To do
Read the records below. Copy each line where the string "Reproduce" occurs.

── Available records

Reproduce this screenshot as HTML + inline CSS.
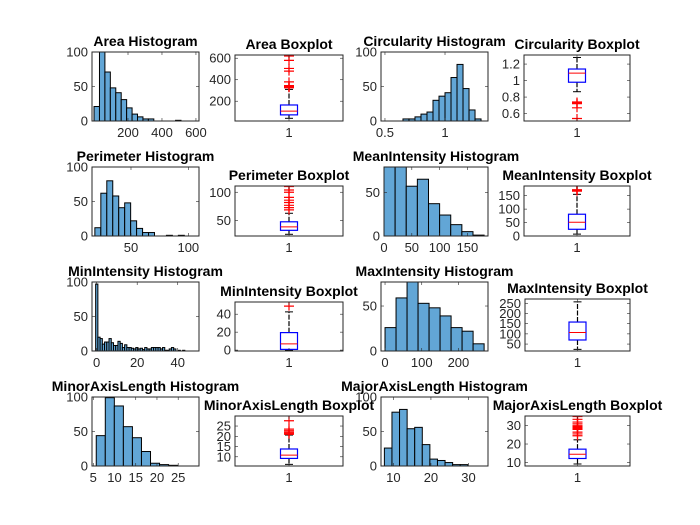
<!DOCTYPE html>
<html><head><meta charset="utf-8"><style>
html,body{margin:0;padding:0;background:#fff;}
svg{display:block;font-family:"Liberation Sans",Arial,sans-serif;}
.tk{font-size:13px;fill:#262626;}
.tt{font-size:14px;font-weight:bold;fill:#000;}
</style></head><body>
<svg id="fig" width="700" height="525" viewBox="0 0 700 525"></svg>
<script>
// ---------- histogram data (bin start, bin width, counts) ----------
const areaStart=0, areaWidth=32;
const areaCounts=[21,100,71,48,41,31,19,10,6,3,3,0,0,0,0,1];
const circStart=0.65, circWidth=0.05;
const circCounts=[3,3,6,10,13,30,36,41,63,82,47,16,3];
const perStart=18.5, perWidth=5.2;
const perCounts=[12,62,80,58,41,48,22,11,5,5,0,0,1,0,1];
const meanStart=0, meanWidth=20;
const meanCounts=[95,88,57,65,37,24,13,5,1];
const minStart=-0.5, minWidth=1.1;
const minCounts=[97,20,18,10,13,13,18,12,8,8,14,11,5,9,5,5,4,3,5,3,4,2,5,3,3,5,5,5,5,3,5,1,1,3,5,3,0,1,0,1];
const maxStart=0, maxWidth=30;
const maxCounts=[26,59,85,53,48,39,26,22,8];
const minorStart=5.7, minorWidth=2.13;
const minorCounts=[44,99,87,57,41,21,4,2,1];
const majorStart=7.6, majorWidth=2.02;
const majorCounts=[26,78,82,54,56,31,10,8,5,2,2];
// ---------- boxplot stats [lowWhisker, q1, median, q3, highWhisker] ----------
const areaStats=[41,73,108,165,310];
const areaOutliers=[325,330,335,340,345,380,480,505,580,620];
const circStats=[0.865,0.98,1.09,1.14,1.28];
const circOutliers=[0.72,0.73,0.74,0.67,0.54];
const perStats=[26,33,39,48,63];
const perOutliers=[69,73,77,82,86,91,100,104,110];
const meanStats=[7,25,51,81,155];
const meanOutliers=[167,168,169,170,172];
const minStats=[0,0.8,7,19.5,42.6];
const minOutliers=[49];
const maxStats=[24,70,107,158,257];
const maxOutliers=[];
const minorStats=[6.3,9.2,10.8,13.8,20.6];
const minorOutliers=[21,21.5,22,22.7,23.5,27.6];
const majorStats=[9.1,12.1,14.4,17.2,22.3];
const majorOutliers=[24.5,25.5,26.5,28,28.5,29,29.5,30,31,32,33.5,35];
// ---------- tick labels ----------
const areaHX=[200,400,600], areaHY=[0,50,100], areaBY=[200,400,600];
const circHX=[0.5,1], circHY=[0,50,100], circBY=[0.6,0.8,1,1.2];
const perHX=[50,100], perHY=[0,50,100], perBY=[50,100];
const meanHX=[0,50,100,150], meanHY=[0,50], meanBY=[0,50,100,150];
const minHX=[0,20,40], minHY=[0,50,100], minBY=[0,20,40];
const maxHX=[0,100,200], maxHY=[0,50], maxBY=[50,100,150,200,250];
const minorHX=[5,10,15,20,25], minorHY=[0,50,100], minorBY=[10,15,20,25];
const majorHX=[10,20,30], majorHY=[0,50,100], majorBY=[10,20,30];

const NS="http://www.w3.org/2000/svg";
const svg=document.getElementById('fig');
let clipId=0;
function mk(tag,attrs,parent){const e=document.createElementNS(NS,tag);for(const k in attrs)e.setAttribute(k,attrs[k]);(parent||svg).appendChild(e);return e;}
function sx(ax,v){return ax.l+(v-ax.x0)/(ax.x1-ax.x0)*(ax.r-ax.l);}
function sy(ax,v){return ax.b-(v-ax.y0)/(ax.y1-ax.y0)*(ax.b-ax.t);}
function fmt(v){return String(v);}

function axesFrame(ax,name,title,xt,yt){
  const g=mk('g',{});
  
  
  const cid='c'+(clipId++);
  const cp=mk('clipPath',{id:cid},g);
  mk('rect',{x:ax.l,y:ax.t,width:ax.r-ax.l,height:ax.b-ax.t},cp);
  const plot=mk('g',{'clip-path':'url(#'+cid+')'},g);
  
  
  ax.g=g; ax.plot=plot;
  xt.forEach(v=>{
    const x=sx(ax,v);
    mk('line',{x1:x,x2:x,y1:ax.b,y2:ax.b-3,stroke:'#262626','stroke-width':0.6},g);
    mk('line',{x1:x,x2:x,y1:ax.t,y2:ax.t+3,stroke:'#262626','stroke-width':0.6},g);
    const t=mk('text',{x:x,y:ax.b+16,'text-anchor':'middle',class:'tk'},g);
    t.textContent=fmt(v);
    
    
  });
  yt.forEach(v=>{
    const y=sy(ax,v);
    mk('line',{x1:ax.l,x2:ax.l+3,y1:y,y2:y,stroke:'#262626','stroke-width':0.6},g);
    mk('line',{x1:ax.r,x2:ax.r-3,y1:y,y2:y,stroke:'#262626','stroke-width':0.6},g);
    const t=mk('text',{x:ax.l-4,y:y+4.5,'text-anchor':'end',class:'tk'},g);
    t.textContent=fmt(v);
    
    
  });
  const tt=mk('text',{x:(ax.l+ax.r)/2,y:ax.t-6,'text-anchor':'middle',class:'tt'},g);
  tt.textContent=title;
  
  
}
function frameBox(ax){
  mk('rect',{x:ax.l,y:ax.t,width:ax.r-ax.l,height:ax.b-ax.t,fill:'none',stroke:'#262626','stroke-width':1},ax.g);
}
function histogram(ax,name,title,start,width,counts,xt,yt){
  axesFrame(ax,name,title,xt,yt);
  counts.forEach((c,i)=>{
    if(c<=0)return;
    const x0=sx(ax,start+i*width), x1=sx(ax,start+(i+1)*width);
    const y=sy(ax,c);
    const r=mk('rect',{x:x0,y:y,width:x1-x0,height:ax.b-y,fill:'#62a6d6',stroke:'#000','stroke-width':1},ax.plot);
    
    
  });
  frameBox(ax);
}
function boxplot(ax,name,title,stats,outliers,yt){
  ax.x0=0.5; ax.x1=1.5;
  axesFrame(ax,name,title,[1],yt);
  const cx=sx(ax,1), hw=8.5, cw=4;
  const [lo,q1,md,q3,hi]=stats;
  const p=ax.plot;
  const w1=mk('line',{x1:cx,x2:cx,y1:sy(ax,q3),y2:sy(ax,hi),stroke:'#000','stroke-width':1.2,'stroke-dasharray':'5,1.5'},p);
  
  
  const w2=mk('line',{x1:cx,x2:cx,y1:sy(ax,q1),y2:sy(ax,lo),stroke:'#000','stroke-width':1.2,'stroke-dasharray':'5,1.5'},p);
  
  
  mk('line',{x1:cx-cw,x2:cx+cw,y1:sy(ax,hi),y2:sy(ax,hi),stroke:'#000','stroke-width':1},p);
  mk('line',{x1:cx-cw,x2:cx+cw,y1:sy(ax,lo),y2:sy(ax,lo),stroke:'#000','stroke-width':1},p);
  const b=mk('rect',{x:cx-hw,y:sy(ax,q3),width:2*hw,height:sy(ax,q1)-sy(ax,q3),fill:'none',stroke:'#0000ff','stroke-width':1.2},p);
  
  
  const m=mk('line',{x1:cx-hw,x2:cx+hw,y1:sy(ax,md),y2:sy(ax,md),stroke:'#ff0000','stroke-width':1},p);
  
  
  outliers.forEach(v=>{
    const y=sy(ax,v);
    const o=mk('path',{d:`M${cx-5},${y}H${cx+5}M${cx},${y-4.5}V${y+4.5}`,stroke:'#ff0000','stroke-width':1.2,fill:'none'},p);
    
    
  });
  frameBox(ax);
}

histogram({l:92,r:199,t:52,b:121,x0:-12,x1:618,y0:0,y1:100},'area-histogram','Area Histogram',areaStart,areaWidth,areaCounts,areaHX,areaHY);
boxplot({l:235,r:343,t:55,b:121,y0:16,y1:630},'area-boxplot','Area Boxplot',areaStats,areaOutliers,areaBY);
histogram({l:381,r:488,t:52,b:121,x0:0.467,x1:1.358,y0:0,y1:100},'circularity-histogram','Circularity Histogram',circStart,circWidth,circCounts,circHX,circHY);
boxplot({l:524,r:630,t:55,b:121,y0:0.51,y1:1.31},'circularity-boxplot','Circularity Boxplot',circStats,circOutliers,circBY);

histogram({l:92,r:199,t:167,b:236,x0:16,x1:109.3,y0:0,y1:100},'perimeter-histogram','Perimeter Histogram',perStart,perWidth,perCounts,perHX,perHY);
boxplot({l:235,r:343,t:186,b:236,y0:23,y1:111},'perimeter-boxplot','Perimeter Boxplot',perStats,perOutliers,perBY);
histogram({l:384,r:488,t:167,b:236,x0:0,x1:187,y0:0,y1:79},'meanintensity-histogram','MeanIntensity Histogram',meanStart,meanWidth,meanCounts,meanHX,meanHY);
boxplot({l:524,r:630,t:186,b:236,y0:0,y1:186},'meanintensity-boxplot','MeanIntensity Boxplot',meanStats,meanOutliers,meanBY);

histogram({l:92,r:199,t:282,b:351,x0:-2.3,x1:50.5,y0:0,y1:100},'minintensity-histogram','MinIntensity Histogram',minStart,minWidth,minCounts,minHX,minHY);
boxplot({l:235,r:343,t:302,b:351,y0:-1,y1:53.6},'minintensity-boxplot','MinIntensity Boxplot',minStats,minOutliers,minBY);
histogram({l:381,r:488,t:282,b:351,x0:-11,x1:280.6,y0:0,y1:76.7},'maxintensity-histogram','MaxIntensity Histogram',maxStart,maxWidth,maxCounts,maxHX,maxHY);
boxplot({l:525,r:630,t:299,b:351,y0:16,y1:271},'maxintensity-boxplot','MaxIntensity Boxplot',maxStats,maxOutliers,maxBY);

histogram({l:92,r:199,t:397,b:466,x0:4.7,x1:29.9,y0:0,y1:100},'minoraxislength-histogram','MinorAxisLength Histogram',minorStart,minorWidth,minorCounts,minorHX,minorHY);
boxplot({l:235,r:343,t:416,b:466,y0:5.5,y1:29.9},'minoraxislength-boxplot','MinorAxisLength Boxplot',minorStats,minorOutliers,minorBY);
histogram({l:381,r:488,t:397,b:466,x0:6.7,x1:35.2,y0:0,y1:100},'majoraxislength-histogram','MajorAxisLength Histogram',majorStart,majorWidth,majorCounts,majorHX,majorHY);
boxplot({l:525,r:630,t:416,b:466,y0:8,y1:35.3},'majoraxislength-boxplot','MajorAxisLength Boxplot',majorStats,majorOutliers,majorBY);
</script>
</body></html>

────
── Available records

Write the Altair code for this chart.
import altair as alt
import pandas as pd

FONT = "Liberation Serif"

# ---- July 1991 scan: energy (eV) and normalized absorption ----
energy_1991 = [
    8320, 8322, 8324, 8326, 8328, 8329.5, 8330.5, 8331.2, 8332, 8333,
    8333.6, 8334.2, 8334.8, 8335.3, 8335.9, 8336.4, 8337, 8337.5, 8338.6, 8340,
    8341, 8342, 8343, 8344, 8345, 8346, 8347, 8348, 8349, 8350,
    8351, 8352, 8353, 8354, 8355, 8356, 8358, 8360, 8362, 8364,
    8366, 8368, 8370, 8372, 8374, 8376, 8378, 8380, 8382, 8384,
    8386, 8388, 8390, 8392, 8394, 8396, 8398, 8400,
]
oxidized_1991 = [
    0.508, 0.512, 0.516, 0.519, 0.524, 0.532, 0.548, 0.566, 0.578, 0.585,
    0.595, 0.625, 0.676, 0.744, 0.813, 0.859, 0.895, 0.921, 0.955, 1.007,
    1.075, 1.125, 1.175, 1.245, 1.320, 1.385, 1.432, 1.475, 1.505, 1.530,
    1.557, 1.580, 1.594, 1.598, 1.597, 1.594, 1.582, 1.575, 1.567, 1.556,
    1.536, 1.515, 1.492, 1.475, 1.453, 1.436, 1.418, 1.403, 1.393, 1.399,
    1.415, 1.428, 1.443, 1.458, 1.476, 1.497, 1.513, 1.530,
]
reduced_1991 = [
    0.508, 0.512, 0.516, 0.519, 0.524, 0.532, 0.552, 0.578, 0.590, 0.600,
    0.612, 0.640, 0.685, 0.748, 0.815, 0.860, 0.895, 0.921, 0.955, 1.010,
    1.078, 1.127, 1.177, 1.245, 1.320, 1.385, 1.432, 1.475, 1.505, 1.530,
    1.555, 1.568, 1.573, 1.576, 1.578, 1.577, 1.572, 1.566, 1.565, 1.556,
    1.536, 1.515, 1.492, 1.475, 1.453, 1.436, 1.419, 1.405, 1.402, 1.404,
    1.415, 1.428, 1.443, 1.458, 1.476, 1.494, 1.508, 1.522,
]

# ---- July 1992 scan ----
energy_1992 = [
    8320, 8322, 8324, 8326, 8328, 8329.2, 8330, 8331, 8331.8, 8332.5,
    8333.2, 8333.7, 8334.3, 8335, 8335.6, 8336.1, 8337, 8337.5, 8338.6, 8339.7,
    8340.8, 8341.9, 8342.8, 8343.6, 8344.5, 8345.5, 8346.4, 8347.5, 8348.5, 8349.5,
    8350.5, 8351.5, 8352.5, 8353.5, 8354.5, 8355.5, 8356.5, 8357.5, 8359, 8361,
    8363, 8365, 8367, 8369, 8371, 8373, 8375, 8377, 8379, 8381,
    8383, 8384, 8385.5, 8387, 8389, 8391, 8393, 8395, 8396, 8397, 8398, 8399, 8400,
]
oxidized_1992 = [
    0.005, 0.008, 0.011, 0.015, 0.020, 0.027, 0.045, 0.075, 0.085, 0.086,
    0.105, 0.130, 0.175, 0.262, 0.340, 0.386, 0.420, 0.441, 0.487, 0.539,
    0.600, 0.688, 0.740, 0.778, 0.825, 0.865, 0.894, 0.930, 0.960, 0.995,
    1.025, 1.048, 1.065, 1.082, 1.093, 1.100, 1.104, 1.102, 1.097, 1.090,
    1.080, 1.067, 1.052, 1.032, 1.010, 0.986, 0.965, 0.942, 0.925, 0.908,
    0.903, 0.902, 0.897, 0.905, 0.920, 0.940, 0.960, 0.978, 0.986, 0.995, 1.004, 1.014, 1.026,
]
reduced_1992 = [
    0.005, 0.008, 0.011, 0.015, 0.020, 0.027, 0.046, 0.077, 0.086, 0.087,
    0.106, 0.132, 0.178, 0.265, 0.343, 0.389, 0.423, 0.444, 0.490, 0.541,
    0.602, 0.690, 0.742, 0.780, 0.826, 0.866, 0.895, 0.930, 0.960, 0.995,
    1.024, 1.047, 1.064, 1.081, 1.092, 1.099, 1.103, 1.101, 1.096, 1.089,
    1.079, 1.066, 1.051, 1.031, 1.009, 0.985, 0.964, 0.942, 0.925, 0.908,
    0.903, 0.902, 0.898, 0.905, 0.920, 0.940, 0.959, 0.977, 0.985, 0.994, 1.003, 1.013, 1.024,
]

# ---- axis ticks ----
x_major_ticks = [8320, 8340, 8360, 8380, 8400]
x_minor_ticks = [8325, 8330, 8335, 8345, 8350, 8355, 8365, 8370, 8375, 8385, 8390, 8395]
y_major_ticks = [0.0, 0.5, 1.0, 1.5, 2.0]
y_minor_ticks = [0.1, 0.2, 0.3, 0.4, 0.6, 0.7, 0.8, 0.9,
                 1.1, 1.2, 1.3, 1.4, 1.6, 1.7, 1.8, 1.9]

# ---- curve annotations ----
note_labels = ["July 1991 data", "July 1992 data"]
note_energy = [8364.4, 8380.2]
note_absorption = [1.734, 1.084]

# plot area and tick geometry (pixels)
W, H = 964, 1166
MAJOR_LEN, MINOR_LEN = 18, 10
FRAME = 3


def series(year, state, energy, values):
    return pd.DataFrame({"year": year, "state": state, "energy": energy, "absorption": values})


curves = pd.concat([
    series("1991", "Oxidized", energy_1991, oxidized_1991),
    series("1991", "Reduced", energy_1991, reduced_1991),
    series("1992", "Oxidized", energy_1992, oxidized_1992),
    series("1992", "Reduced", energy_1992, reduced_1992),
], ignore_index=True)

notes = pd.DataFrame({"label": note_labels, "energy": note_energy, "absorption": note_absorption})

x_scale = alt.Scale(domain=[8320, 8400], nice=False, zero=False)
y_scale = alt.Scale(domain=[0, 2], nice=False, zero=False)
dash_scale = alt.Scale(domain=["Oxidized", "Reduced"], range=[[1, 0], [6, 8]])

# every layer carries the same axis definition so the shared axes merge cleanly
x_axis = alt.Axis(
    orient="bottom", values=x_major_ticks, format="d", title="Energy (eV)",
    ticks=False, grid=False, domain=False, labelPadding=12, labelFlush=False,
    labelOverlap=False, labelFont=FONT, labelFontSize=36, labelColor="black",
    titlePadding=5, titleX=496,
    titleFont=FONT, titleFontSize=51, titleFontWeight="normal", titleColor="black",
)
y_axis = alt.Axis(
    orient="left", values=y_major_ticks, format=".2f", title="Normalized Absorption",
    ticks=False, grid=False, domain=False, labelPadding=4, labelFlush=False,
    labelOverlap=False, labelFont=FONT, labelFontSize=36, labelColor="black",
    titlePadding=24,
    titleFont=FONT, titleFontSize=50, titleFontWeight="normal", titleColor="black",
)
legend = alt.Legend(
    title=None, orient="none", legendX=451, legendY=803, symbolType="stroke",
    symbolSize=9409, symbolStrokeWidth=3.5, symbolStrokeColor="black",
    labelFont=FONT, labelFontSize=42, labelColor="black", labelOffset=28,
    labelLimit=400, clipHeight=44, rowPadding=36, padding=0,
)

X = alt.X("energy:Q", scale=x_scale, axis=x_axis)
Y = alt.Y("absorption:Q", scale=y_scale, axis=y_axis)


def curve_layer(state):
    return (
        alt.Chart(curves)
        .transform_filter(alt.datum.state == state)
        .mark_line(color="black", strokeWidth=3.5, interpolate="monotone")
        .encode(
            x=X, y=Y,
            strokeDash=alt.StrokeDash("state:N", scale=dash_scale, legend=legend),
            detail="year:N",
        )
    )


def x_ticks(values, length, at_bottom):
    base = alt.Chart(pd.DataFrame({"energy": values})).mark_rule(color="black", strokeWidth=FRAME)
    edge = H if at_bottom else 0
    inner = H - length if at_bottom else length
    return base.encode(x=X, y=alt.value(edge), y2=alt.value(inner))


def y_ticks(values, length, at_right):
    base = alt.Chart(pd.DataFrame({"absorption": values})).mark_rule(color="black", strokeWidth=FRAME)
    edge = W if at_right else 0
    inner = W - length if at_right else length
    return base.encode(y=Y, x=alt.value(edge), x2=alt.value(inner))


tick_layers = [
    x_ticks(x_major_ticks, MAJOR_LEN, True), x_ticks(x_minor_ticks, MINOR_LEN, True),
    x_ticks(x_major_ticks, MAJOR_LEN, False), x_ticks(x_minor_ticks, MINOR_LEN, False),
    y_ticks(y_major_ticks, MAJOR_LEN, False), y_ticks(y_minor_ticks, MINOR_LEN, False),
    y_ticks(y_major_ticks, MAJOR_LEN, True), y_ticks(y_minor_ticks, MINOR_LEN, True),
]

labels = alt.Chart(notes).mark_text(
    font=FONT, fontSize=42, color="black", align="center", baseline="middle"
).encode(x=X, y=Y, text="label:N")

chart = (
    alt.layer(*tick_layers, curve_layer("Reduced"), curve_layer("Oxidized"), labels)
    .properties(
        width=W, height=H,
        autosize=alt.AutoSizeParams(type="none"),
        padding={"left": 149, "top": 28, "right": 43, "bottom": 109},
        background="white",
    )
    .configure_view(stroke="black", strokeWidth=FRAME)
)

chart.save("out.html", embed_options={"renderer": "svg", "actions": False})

────
── Available records

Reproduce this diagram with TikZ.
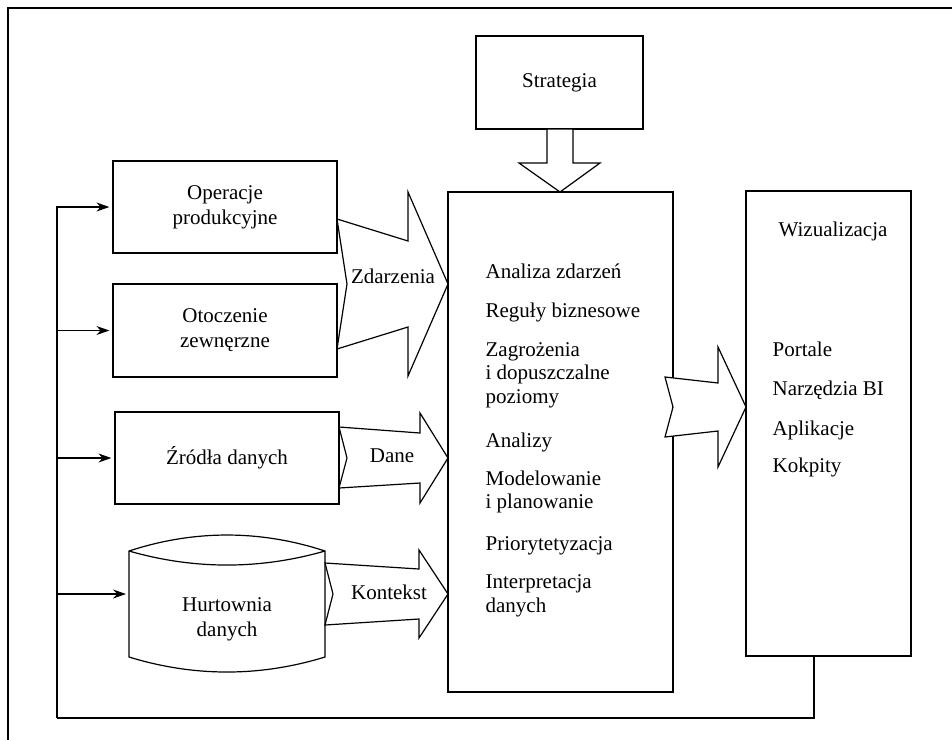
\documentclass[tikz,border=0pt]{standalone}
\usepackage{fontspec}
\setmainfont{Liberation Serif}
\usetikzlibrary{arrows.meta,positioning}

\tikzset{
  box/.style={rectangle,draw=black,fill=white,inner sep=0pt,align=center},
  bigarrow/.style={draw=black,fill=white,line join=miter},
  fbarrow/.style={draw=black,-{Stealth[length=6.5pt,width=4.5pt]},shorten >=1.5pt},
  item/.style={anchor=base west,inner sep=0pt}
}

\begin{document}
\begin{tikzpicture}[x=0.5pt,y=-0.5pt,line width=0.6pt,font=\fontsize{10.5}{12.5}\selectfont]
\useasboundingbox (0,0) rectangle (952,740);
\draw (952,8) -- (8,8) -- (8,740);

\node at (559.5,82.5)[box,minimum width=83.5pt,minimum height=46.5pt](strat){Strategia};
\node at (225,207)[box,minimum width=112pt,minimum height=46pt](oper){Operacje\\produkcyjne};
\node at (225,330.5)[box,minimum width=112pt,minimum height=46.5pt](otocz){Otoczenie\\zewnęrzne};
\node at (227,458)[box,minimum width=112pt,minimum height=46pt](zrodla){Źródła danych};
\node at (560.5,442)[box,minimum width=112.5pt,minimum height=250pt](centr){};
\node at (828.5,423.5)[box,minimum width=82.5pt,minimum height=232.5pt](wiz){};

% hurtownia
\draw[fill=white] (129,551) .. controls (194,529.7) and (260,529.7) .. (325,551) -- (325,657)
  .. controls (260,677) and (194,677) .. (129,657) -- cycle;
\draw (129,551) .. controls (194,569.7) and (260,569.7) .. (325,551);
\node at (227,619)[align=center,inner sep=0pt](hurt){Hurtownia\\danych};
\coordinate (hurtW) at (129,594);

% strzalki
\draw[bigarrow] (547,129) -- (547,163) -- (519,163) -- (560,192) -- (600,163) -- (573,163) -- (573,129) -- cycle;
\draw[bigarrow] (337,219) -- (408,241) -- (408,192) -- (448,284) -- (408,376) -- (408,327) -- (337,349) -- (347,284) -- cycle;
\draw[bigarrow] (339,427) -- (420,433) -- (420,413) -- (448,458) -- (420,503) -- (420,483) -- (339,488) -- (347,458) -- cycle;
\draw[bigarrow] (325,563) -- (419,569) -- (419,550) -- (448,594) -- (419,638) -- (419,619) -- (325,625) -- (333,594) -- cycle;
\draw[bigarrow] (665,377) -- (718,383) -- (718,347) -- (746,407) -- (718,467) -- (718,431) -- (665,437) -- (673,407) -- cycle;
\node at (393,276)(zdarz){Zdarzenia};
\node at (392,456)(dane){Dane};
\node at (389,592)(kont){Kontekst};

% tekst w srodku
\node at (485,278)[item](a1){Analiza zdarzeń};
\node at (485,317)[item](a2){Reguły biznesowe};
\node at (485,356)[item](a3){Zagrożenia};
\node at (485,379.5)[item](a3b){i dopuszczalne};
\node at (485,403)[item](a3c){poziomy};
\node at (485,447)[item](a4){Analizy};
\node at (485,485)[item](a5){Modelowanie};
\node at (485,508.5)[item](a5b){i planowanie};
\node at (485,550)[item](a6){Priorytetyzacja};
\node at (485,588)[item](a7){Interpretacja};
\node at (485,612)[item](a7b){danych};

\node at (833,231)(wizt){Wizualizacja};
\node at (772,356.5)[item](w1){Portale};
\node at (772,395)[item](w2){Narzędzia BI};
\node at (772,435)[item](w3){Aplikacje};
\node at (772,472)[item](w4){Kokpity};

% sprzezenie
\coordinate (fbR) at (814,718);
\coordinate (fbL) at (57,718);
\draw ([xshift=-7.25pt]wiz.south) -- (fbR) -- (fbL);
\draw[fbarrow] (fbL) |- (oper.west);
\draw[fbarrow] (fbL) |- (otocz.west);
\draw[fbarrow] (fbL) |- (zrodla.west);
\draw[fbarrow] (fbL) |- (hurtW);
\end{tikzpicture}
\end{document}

────

Exercise response
Reproduce this screenshot as HTML + inline CSS.
Reproduce this diagram with TikZ.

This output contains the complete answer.